Who is the viva for?

The VIVA is compulsory for:

  • Students pursuing their PhD.  
  • MPhil or MRes if required by the university
  • Undergraduate students doing a thesis at the end of the third year. This is most likely in a STEM degree.

What is the viva for?

The viva serves as an opportunity for both you and the examiners to expand on the subject of your thesis. The oral examination gives you the chance to:

  • Defend your dissertation and clarify parts of your dissertation that your examiners might have missunderstood;
  • Gives you the opportunity to defend your work;
  • Show you are the one who did it;
  • Go into more detail about what you did, what went wrong and what could have been done differently.

On the other hand, it gives the examiner a chance to:

  • Discuss your thesis in detail;
  • Clarify any questions they might have had from reading your thesis;
  • Make sure that it is your own work.


Your viva can be done via an online meeting or in-person. It really depends on what works best for you and your examiners, as well as the university. Do try to find out with plenty of time left in case you are planning to travel or going back to your home country for the summer holidays.

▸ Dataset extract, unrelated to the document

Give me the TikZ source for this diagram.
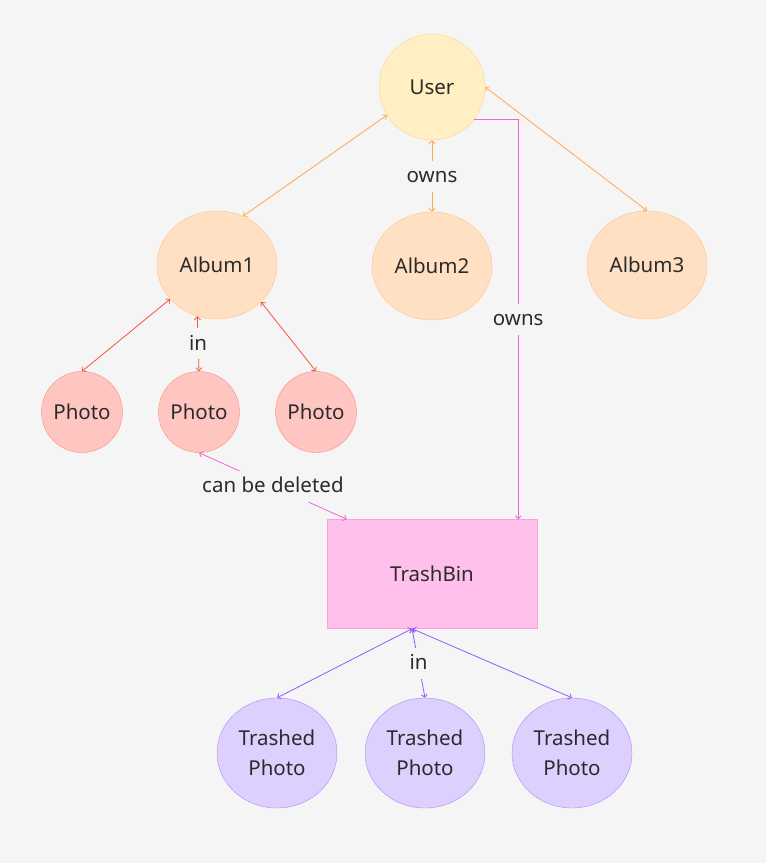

If your viva examination is in person, make sure to arrive at least 15 minutes before the scheduled time. It is also recommended you take a copy of your thesis with you, as your examiner might direct some questions to a specific page. 

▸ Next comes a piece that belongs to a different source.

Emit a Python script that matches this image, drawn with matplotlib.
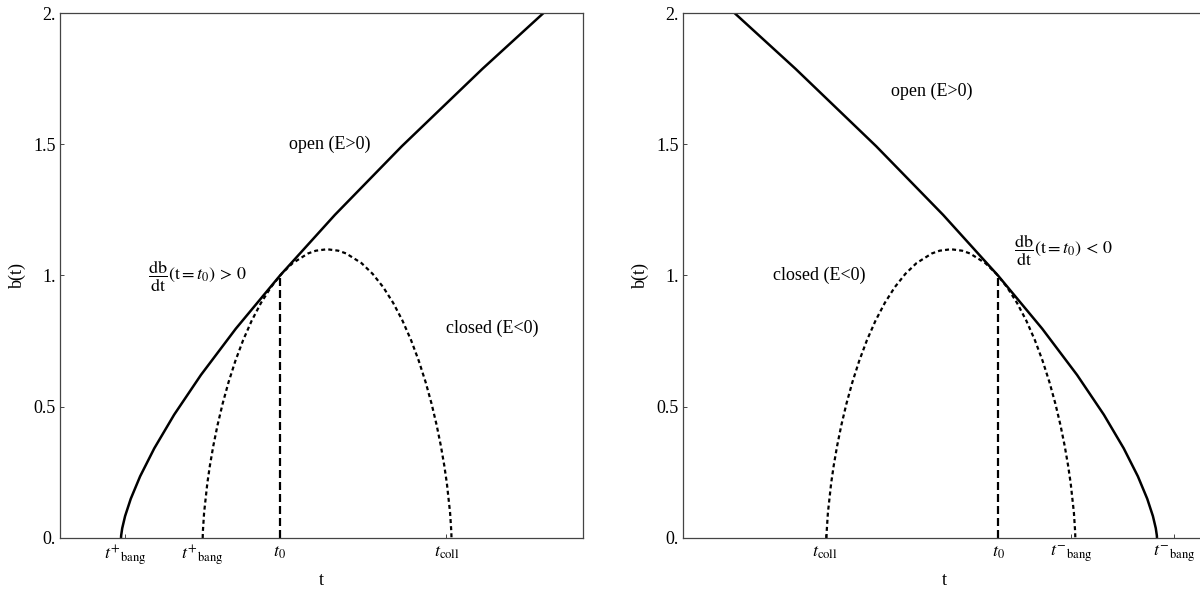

How to prepare for your viva exam

I’m sure you’re wondering how to prepare for your viva exam, so here are some tips:

  • Revisit some of the literature you used in your dissertation, that you consider to have been most important for the project. However you are not expected to have memorised all the literature associated with the project, nor know everything by heart;
  • Your viva might be a couple of weeks or even a month after you hand in your dissertation, so make sure you re-familiarise with your research a couple of days before your viva. To do this, make sure to take these steps:
    • Read thoroughly and identify parts that you think you did better, as well as what you covered less and could have done better;
    • Identify the most important literature you used and have a read through. Also think about how the literature you read relates to your research question;
    • Revisit your analysis. Make sure you know what steps were made to get to your results, and know how to interpret those results. Ask yourself questions such as: why are these results important to my dissertation?; what do the statistical tests mean?. Make sure you know how to explain them and go straight to the point;
    • In case you left something to say in your written work, make sure to make some notes to talk about this during your viva. This is your opportunity to dive deeper into your written work, in case you notice you missed something.

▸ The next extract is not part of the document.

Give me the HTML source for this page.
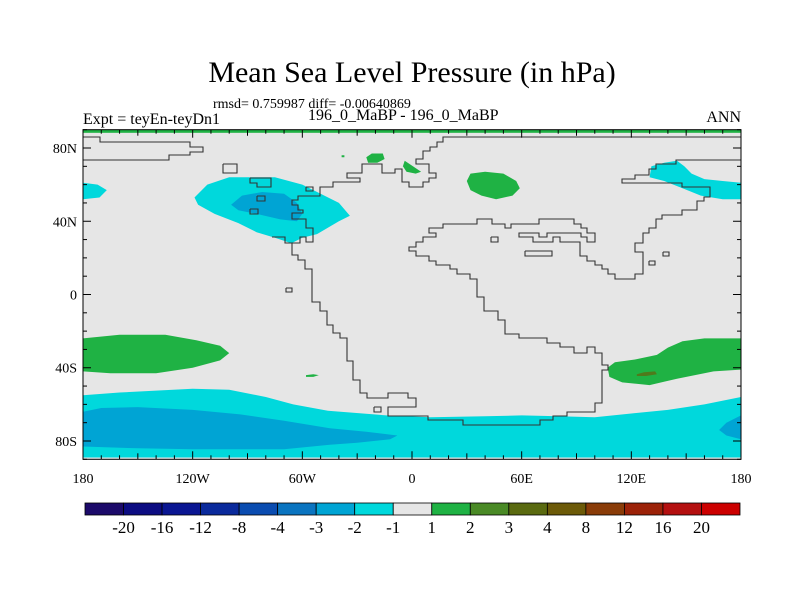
<!DOCTYPE html>
<html><head><meta charset="utf-8"><style>
body{margin:0;background:#fff;}
svg{display:block;font-family:"Liberation Serif",serif;}
</style></head><body>
<svg id="s" width="800" height="600" viewBox="0 0 800 600">
<text x="412" y="82" font-size="30" text-anchor="middle">Mean Sea Level Pressure (in hPa)</text>
<text x="213" y="108" font-size="14">rmsd= 0.759987 diff= -0.00640869</text>
<text x="83" y="124" font-size="16">Expt = teyEn-teyDn1</text>
<text x="308" y="120" font-size="16">196_0_MaBP - 196_0_MaBP</text>
<text x="741" y="122" font-size="16" text-anchor="end">ANN</text>
</svg>
<script>
// contour regions (lon, lat) and their level colours
const regionNames=["nh-cyan","nh-dark","nw-edge-cyan","ne-cyan","green-a","green-b","green-c","green-d","sh-green-w","sh-green-e","sh-brown","sh-green-small","sh-cyan-band","sh-dark-w","sh-dark-e"];
const regionLevels=["c","d","c","c","g","g","g","g","g","g","b","g","c","d","d"];
const regionShapes=[
[[-119,53],[-112,60],[-100,64],[-75,64],[-60,60],[-50,55],[-40,50],[-34,43],[-40,40],[-52,33],[-60,31],[-66,28],[-75,31],[-85,34],[-95,39],[-108,44],[-117,49]],
[[-99,49],[-93,54],[-82,56],[-70,55],[-63,50],[-60,44],[-63,40],[-72,41],[-85,44],[-95,46]],
[[-180,61],[-172,60],[-167,57],[-171,53],[-180,52]],
[[130,64],[131,70],[138,72],[145,73],[149,70],[153,66],[160,63],[170,62],[180,61],[180,52],[170,52],[158,54],[148,58],[138,62]],
[[-25,75],[-22,77],[-16,77],[-15,74],[-19,72],[-24,72]],
[[-4,73],[5,67],[2,66],[-3,67],[-5,70]],
[[-38.5,76],[-37,76],[-37,75],[-38.5,75]],
[[30,62],[32,66],[40,67],[50,66],[57,62],[59,58],[55,54],[46,52],[38,54],[32,57]],
[[-180,-24],[-160,-22],[-135,-22],[-118,-25],[-105,-28],[-100,-32],[-105,-36],[-120,-40],[-140,-43],[-165,-43],[-180,-42]],
[[107,-40],[111,-37],[122,-35.5],[134,-33],[140,-29],[148,-25.5],[160,-24],[180,-24],[180,-41],[165,-42],[145,-46],[130,-49.5],[115,-48],[108,-45]],
[[123,-43.5],[127,-42.5],[133,-42],[134,-43.5],[128,-44.5],[123,-44.5]],
[[-58,-44],[-54,-43.5],[-51,-44],[-54,-45],[-58,-45]],
[[-180,-55],[-160,-53.5],[-140,-52.5],[-120,-51.5],[-100,-52],[-90,-54],[-80,-56],[-65,-60],[-46,-63.5],[-14,-66],[10,-67],[40,-66.5],[60,-66],[80,-66.5],[100,-67],[120,-65],[140,-63],[160,-60],[180,-56],[180,-89],[-180,-89]],
[[-180,-64],[-170,-62],[-150,-61.5],[-120,-63],[-94,-65.5],[-70,-69],[-45,-73],[-25,-75],[-8,-77],[-12,-79],[-30,-81],[-45,-82],[-70,-84.5],[-120,-84.5],[-150,-84],[-180,-83]],
[[180,-66],[172,-70],[168,-74],[172,-77],[180,-79]]
];
const levelColors={c:"#00d8dc",d:"#00a4d4",g:"#1fb244",b:"#4f7a1c"};
// colorbar
const cbColors=["#1c0a6a","#0c0c82","#0a1692","#0a2a9c","#0a4cb0","#0a74c0","#00a4d4","#00d8dc","#e6e6e6","#1fb244","#4a8a26","#5a6a10","#6c5a08","#8a3c08","#9c2208","#b41010","#cc0000"];
const cbLabels=["-20","-16","-12","-8","-4","-3","-2","-1","1","2","3","4","8","12","16","20"];
const lonTicks=[-180,-120,-60,0,60,120,180];
const lonLabels=["180","120W","60W","0","60E","120E","180"];
const latTicks=[80,40,0,-40,-80];
const latLabels=["80N","40N","0","40S","80S"];
// coastline outlines, digitised in plot pixels
const coastPx=[
[[83,137],[100,137],[100,142],[190,142],[190,147],[203,147],[203,152],[190,152],[190,155],[169,155],[169,160],[83,160]],
[[223,164],[237,164],[237,173],[223,173],[223,164]],
[[250,178],[271,178],[271,187],[257,187],[257,183],[250,183],[250,178]],
[[257,196],[265,196],[265,201],[257,201],[257,196]],
[[250,209],[258,209],[258,214],[250,214],[250,209]],
[[306,187],[313,187],[313,191],[306,191],[306,187]],
[[741,137],[443,137],[443,142],[437,142],[437,147],[430,147],[430,151],[423,151],[423,159],[416,159],[416,164],[429,164],[429,173],[436,173],[436,178],[429,178],[429,182],[423,182],[423,187],[409,187],[409,182],[402,182],[402,169],[395,169],[395,173],[382,173],[382,164],[362,164],[362,173],[347,173],[347,178],[360,178],[360,182],[333,182],[333,187],[320,187],[320,196],[298,196],[298,200],[292,200],[292,205],[298,205],[298,210],[303,210],[303,213],[292,213],[292,219],[306,219],[306,228],[313,228],[313,242],[306,242],[306,237],[300,237],[300,243],[292,243],[292,255],[298,255],[298,260],[305,260],[305,269],[312,269],[312,302],[320,302],[320,311],[327,311],[327,325],[333,325],[333,333],[340,333],[340,338],[347,338],[347,361],[353,361],[353,380],[360,380],[360,393],[367,393],[367,398],[388,398],[388,393],[408,393],[408,398],[416,398],[416,407],[388,407],[388,416],[428,416],[428,420],[463,420],[463,425],[540,425],[540,420],[553,420],[553,416],[567,416],[567,412],[595,412],[595,403],[602,403],[602,370],[608,370],[608,365],[602,365],[602,353],[595,353],[595,347],[587,347],[587,353],[574,353],[574,347],[560,347],[560,343],[547,343],[547,338],[519,338],[519,334],[505,334],[505,320],[498,320],[498,311],[484,311],[484,297],[477,297],[477,279],[470,279],[470,274],[457,274],[457,269],[450,269],[450,265],[436,265],[436,261],[429,261],[429,256],[416,256],[416,251],[409,251],[409,247],[416,247],[416,242],[423,242],[423,237],[436,237],[436,233],[429,233],[429,228],[443,228],[443,224],[477,224],[477,219],[492,219],[492,224],[505,224],[505,228],[511,228],[511,224],[539,224],[539,219],[574,219],[574,224],[581,224],[581,228],[587,228],[587,233],[595,233],[595,242],[587,242],[587,237],[581,237],[581,233],[547,233],[547,237],[539,237],[539,233],[519,233],[519,237],[533,237],[533,242],[553,242],[553,237],[560,237],[560,242],[580,242],[580,256],[587,256],[587,261],[595,261],[595,265],[602,265],[602,269],[608,269],[608,274],[615,274],[615,279],[635,279],[635,274],[643,274],[643,252],[635,252],[635,243],[643,243],[643,233],[649,233],[649,228],[656,228],[656,219],[662,219],[662,215],[682,215],[682,210],[697,210],[697,201],[704,201],[704,197],[710,197],[710,187],[682,187],[682,183],[622,183],[622,179],[635,179],[635,175],[649,175],[649,169],[656,169],[656,164],[676,164],[676,160],[741,160]],
[[272,237],[285,237],[285,243],[292,243]],
[[491,237],[498,237],[498,242],[491,242],[491,237]],
[[525,251],[552,251],[552,256],[525,256],[525,251]],
[[663,252],[669,252],[669,256],[663,256],[663,252]],
[[649,261],[655,261],[655,265],[649,265],[649,261]],
[[286,288],[292,288],[292,292],[286,292],[286,288]],
[[374,407],[381,407],[381,412],[374,412],[374,407]]
];
const X0=83,X1=741,Y0=129.7,Y1=459.3;
const xs=lon=>X0+(lon+180)/360*(X1-X0);
const ys=lat=>Y0+(90-lat)/180*(Y1-Y0);
const NS="http://www.w3.org/2000/svg";
const svg=document.getElementById('s');
function mk(tag,attrs,parent){const e=document.createElementNS(NS,tag);for(const k in attrs)e.setAttribute(k,attrs[k]);(parent||svg).appendChild(e);return e;}
const clip=mk('clipPath',{id:'pc'});mk('rect',{x:X0,y:Y0,width:X1-X0,height:Y1-Y0},clip);
const bg=mk('rect',{x:X0,y:Y0,width:X1-X0,height:Y1-Y0,fill:'#e6e6e6'});


const g=mk('g',{'clip-path':'url(#pc)'});
const strip=mk('rect',{x:X0,y:ys(90),width:X1-X0,height:ys(88.3)-ys(90),fill:levelColors.g},g);


regionShapes.forEach((shape,i)=>{
  const d=shape.map((p,j)=>(j?'L':'M')+xs(p[0]).toFixed(1)+','+ys(p[1]).toFixed(1)).join('')+'Z';
  const p=mk('path',{d:d,fill:levelColors[regionLevels[i]]},g);
  
  
});
coastPx.forEach((line,i)=>{
  const pl=mk('polyline',{points:line.map(p=>p.join(',')).join(' '),fill:'none',stroke:'#333','stroke-width':1.1},g);
  
  
});
const fr=mk('rect',{x:X0,y:Y0,width:X1-X0,height:Y1-Y0,fill:'none',stroke:'#000','stroke-width':1});


// ticks
for(let lon=-180;lon<=180;lon+=10){
  const L=(lon%60===0)?8:(lon%30===0?6:4);const x=xs(lon);
  const t1=mk('line',{x1:x,x2:x,y1:Y1,y2:Y1-L,stroke:'#000'});
  
  
  const t2=mk('line',{x1:x,x2:x,y1:Y0,y2:Y0+L,stroke:'#000'});
  
  
}
for(let lat=-90;lat<=90;lat+=10){
  const L=(lat%40===0)?8:4;const y=ys(lat);
  const t1=mk('line',{x1:X0,x2:X0+L,y1:y,y2:y,stroke:'#000'});
  
  
  const t2=mk('line',{x1:X1,x2:X1-L,y1:y,y2:y,stroke:'#000'});
  
  
}
lonTicks.forEach((lon,i)=>{
  const t=mk('text',{x:xs(lon),y:483,'font-size':14,'text-anchor':'middle'});t.textContent=lonLabels[i];
  
  
});
latTicks.forEach((lat,i)=>{
  const t=mk('text',{x:77,y:ys(lat)+5,'font-size':14,'text-anchor':'end'});t.textContent=latLabels[i];
  
  
});
// colorbar
const CB0=85,CB1=740,CBY=503,CBH=12,bw=(CB1-CB0)/cbColors.length;
cbColors.forEach((c,i)=>{
  const r=mk('rect',{x:CB0+i*bw,y:CBY,width:bw,height:CBH,fill:c,stroke:'#000','stroke-width':0.8});
  
  
});
cbLabels.forEach((l,i)=>{
  const t=mk('text',{x:CB0+(i+1)*bw,y:533,'font-size':17,'text-anchor':'middle'});t.textContent=l;
  
  
});
</script>
</body></html>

Practice questions to help you prepare:

  • Tell us about your dissertation.
  • How does your research contribute to the field of study?
  • Looking back at your research, what would you have done differently?
  • What do these results tell us?
  • How does x literature compare to your results?
  • What limitations did you come across during your research?
  • Summarise your findings from your research.
  • How do your results compare to literature you mentioned in your study?
  • Why did you use particular statistical tests? Did you consider different approaches?
  • Did you encounter any problems when collecting your data? How did you overcome these?
  • Describe the steps you went through during your data collection.
  • Explain how your results contribute to your study questions.

Your final thesis is probably the largest piece of work that you will complete during your degree. The viva voce is in place to help you put into words and clarify what you did in your written work.

Examiners and supervisors are not there to make your life difficult, so try to look forward to your viva voce. It is a good opportunity for you to improve your grade. So, take a breath, practise some questions and read your written work, and it will all go smoothly. Good luck!